SNSで繋がってる安心感があると、どうしても"会いに行こうよ"とか"遊びに行こうよ"とかいうことができなくなるっていうか、疎遠になっちゃうんですよね、本当に身近な人以外だと。そういうことをテーマにして歌ってみたんですけど。これは激ロックのインタビューを読んでくれた人しかわからない、レアな話ですね(笑)。

-(笑)ありがとうございます。

アルバムを聴いただけではわからないですけど、本質としてはそれがあるんですよね。

-今のお話に繋がるのかもしれないですが、アルバムを聴いていると、かなりライヴを意識されてるのかなと感じた部分もありまして。作曲面ではいかがでしょうか?

うちの曲は必ず作るときにライヴでやることを考えてるんですよね。3人組ですし、ギター・ソロが入るとライヴでは音が細くなっちゃうじゃないですか。そこをどうするかってことを常に考えながら作ってます。今回それが如実に出てるのは、曲をストレートにしたからだと思うんですよ。あとライヴで演奏しながら歌うとなると、それもできるできないが出てきちゃうんですね。レコーディングは(ベースとヴォーカルを)分けて録るんで。
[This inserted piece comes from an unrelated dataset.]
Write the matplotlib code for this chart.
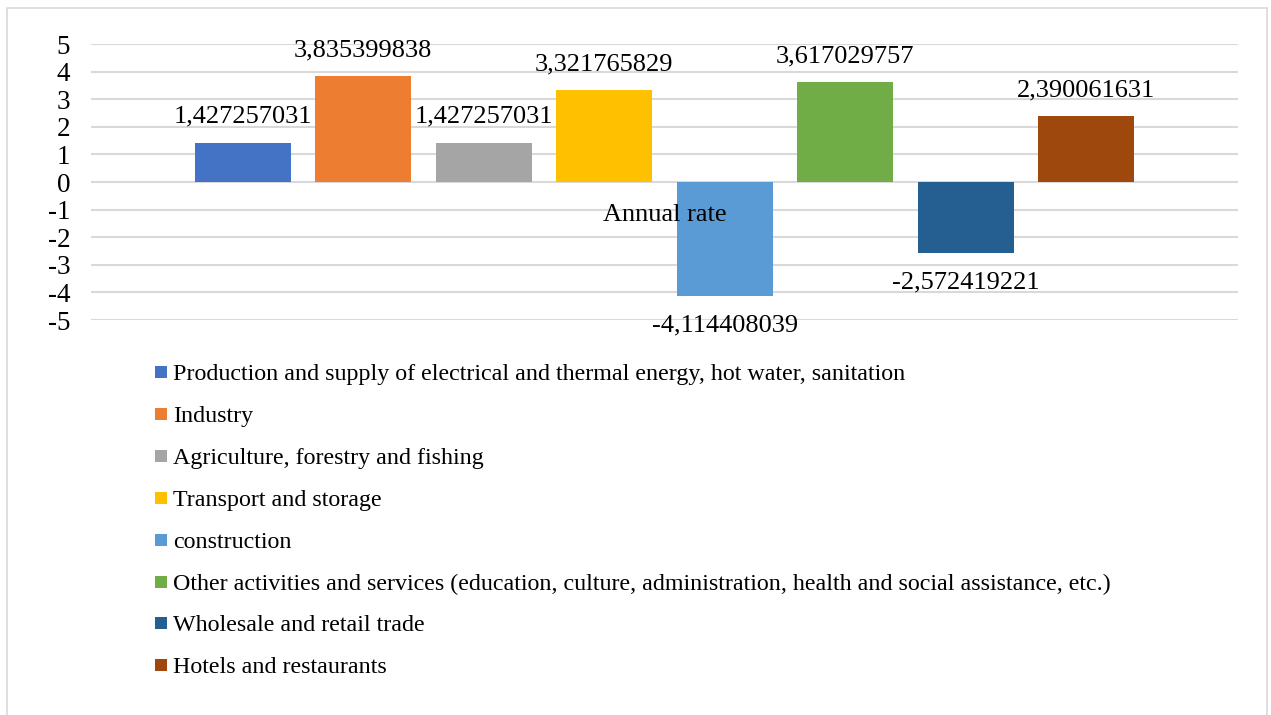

ちゃんとライヴでできるようなプレイをしなくちゃっていうことは常に心掛けて曲作りしてます。

-アルバムの前半から中盤はバラエティ豊かな内容で、後半は兀突骨らしいスラッシーな楽曲が並ぶ構成になっています。こうしたアルバム全体の構成も意識したのでしょうか?

自分としては、レコードのA面B面で考えて、ちょっと雰囲気を変えてやると印象に残りやすいかなと。CDはA面B面ないですけれども、ここまでがA面、ここからがB面みたいな流れの中でのクライマックスとして、A面のラストはこれ、B面の頭はまた挨拶代わりにこの曲、みたいには考えてます。

-本作で言うと、「悪ノ霊魂 -Malevolent Souls-」がA面の最後にあたるのでしょうか?

そうですね、5曲目の。でも、あれが最後の曲っていう感じもないですよね(笑)。それで6曲目「彷徨ウ首 -Severed Head On The Prowl-」ですけど、またひとつの物語の開幕という雰囲気で、あれをB面1曲目と考えた感じですね。